The UK and UAE: Partners in a shared future

23 November 2010

The British Government is committed to building on its deep-rooted relationship with Gulf countries. Here, Foreign Secretary William Hague describes how this partnership benefits both the UAE and the UK

I have been to the UAE many times, but this will be my first visit as Foreign Secretary. I am delighted to be here to build on our deep friendship and discuss our shared future. It is a huge privilege to accompany Her Majesty The Queen on the first State visit to the region in more than 30 years.

We want children growing up in the UK to see the Gulf as one of our closest allies – a partner in the economy

William Hague, UK Foreign Secretary

The British Government has made it a top priority to elevate British engagement with Gulf countries. Our relations have deep historical roots, dating back to the days of the protectorate relationships that helped to ensure the independence and sovereignty of the Gulf States and their emergence as nations in their own right. We have long been friends.

But, in recent years, as the Gulf has become a major player on the global economic and political stage, the UK has neglected key relationships.
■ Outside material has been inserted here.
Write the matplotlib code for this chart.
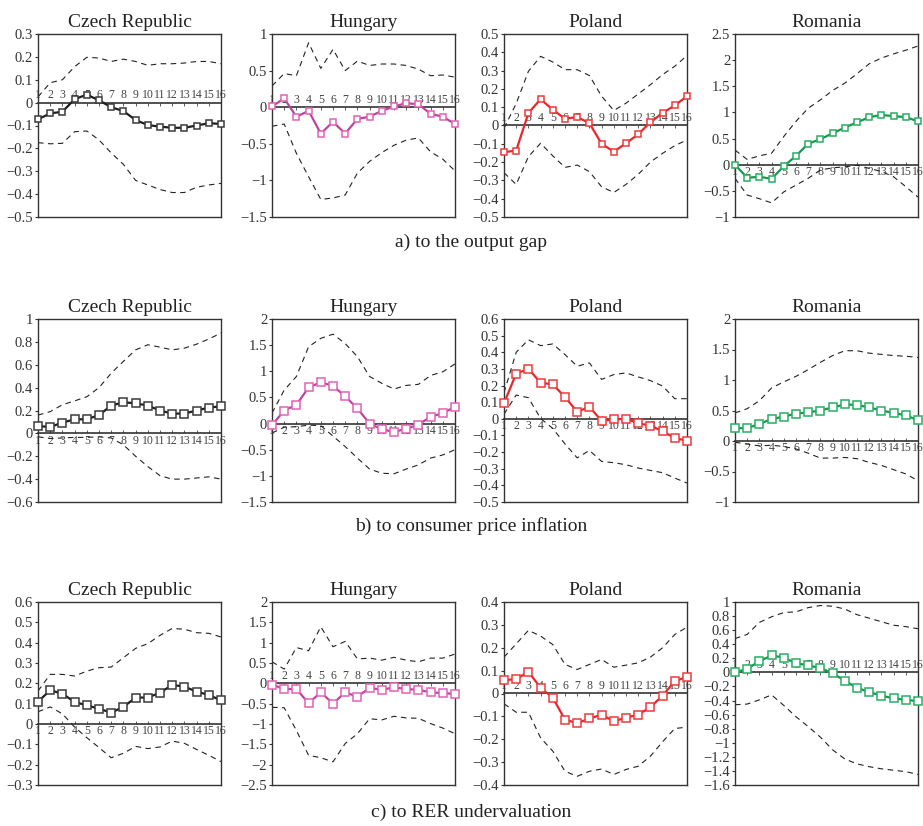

The Coalition Government, from our first days in office, signalled that we are determined to put this right. We are pursuing a distinctive British foreign policy in the Gulf with the objective of intensifying our cultural, educational, commercial, defence and diplomatic links across the board. 

The interests we share with our Gulf partners stretch far beyond a narrow definition of foreign policy. The Gulf States are the UK’s seventh largest export market – bigger than China and India combined. The region is vital to global energy security, with more than 37 per cent of the world’s proven oil reserves. The Gulf States are key partners in the fight against Al-Qaeda and the extremism that has tarnished the image of Islam across the world. And we share common interests in peace, stability and prosperity in the Gulf, the Near East, Yemen, Afghanistan, Pakistan and the Horn of Africa.

Britain has much to offer the Gulf States. London remains the leading financial centre in the world and is the major western centre for Islamic finance. More than 160,000 British nationals live and work in the Gulf. The UK’s universities are world class and we are proud that there are some 30,000 students from the Gulf in the UK right now.

Our commitment to elevating such links further is clear. The Prime Minister visited the UAE on one of his first overseas engagements and I recently met with Their Highnesses General Sheikh Mohammed bin Zayed al-Nahyan, Sheikh Abdullah bin Zayed al-Nahyan and Dr Anwar Mohammed Gergash in the UK last month. Such visits are important for us to discuss foreign policy and defence, but also culture and education. British companies are supporting educational reform and helping to encourage innovation and science and technology collaboration. There are now more overseas campuses of British universities in the UAE than from any other country, while more than 2,800 UAE students studied in the UK last year. I am also delighted that the British Museum has been appointed as a key partner of the Sheikh Zayed National Museum, which is due to open in 2013.

But trade and investment still sit at the heart of our bilateral relationship. The UAE is the UK’s largest export market in the Middle East and we have made a commitment to boost bilateral trade to £12bn ($19bn) by 2015. We want to be the Gulf’s commercial partner of choice; British business and expertise has much to offer the region and British companies have already been heavily involved in establishing major new infrastructure across the Gulf. Examples include iconic buildings such as the Burj Khalifa in Dubai, the Yas Island
Formula One circuit and the Sheikh Zayed National Museum.

British companies are providing expertise and consultancy on design, power, water solutions, and IT and communications to Masdar City – a prime example of the ambition and dynamism of the Emiratis. In addition, the UK’s energy businesses and universities are at the forefront of the search for cleaner and more sustainable energy – something we discussed at the recent European Future Energy Forum, supported by the UAE, in London last month.

I want our trade relationship to be one that drives economic growth upwards, in both the UK and the UAE; one that creates jobs and equips both of our populations for the future and that encourages the exchange of knowledge, ideas and people. I want the UK to be viewed as the best place to do business and locate – the first choice as a source of technology, skills and expertise.

We have made strong early progress. The task now is to keep up and build on this new momentum. Our plans are ambitious. But we want children growing up in the UK to see the Gulf as one of our closest allies – a partner in the economy, with shared values. We want children to see the UK as a dynamic partner for the future. These are the bridges that our relationship must be built on and which will fuel new world-class partnership. Her Majesty The Queen’s State visit heralds a further step towards this.